20      A defendant must show two elements to establish counsel’s assistance was ineffective:  deficient performance and prejudice from the deficiency.  See State v. Balliette, 2011 WI 79, ¶21, 336 Wis. 2d 358, 805 N.W.2d 334.  In rejecting Anderson’s claim, the trial court determined that there was no prejudice.  “The proper test for prejudice … [is] whether ‘there is a reasonable probability that, but for counsel’s unprofessional errors, the result of the proceeding would have been different.  A reasonable probability is a probability sufficient to undermine confidence in the outcome.’”  Id., ¶24 (citation omitted).

21      The trial court explained that “[t]here was no additional information offered in the 911 recording that the jury had not already heard during Brandy Harlow’s testimony.”  That is, while Anderson claims the tape impermissibly served to draw attention to Harlow’s emotional state, she had already testified that she “freaked out” when she discovered Boan had been shot.[4]  The trial court also noted that “even if the 911 recording had not been allowed, there is no reasonabl[e] probability that the outcome of the trial would have been different given Ms. Harlow’s familiarity with and identification of the defendant on the date of the incident, and the testimony of the defendant’s girlfriend.”  We agree with this assessment; our confidence in the outcome is not undermined by admission of the 911 tape.

22      Additionally, Anderson argues that “[i]t cannot be said that the Court would have allowed the State to reopen its case had an appropriate objection been made and supported.”  The trial court, however, said just that, writing:  “The court would not have ruled any differently … had counsel advanced the proposed additional arguments at trial.”  We therefore conclude the trial court properly denied the postconviction motion.

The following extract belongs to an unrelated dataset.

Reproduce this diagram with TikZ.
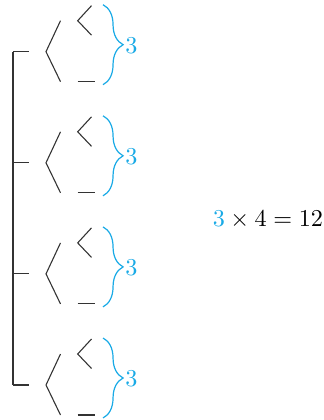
\documentclass[tikz,border=0pt]{standalone}
\usepackage{amsmath}
\usepackage{xcolor}
\usepackage{tikz}
\usetikzlibrary{decorations.pathreplacing}

\definecolor{cntblue}{RGB}{25,170,230}

\tikzset{
  branche/.style={draw=black!80, line width=0.45pt},
  accolade/.style={draw=cntblue, line width=0.5pt, decorate,
    decoration={brace, amplitude=8.3pt}},
  compte/.style={text=cntblue, anchor=base west, inner sep=0pt}
}

\begin{document}
\begin{tikzpicture}[x=0.01453cm, y=-0.01453cm]
\useasboundingbox (0,0) rectangle (324,420);

% Tronc vertical
\coordinate (haut) at (13,51.7);
\coordinate (bas) at (13,385);
\draw[branche] (haut) -- (bas);

% Les quatre branches
\foreach \i [evaluate=\i as \y using 51.7+111.1*\i] in {0,...,3}{
  % depart sur le tronc
  \coordinate (t\i) at (13,\y);
  \coordinate (a\i) at (29,\y);
  \draw[branche] (t\i) -- (a\i);

  % grand chevron
  \coordinate (n\i) at (46,\y);
  \coordinate (h\i) at (60.5,{\y-31});
  \coordinate (b\i) at (60.5,{\y+30});
  \draw[branche] (h\i) -- (n\i) -- (b\i);

  % petit chevron en haut
  \coordinate (p\i) at (77.7,{\y-31});
  \coordinate (ph\i) at (91.5,{\y-46});
  \coordinate (pb\i) at (91.5,{\y-16.5});
  \draw[branche] (ph\i) -- (p\i) -- (pb\i);

  % trait en bas
  \coordinate (q\i) at (77.7,{\y+30});
  \coordinate (qf\i) at (94.5,{\y+30});
  \draw[branche] (q\i) -- (qf\i);

  % accolade et nombre de feuilles
  \coordinate (ah\i) at (103,{\y-47});
  \coordinate (ab\i) at (103,{\y+33});
  \draw[accolade] (ah\i) -- (ab\i);
  \node[compte] (c\i) at (125,{\y+1.5}) {$3$};
}

% Resultat
\node[anchor=base, inner sep=0pt] (total) at (268,227) {$\textcolor{cntblue}{3}\times 4=12$};

\end{tikzpicture}
\end{document}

            By the Court.—Judgment and order affirmed.

            This opinion shall not be published.  See Wis. Stat. Rule 809.23(1)(b)5.


 



[1]  According to the information, Anderson was charged with first-degree reckless injury, while armed with a dangerous weapon, as party to a crime, and as a repeater, along with possession of a firearm by a felon as a repeater.  The judgment of conviction—already amended once because it referenced an incorrect crime of conviction—does not reflect any of the modifiers as listed in the information.  However, we leave any modifications, if necessary, to the circuit court upon remittitur.  See State v. Prihoda, 2000 WI 123, ¶¶26-27, 239 Wis. 2d 244, 618 N.W.2d 857.

[2]  The in-chambers conference does not appear to have been memorialized in the transcript, nor does the juror’s written question appear to have been included in the record.

[3]  All references to the Wisconsin Statutes are to the 2011-12 version unless otherwise noted.

[4]  In light of the trial court’s conclusion that there was no additional evidence in the tape that the jury had not already heard, Anderson also argued that it was “needlessly cumulative and liable to exclusion” under Wis. Stat. § 904.03, which provides that evidence, though relevant, “may be excluded if its probative value is substantially outweighed by … needless presentation of cumulative evidence.”  However, the exclusion of cumulative evidence remains a discretionary option for a circuit court, not a mandate.  See State v. Franklin, 2004 WI 38, ¶65, 270 Wis. 2d 271, 677 N.W.2d 276.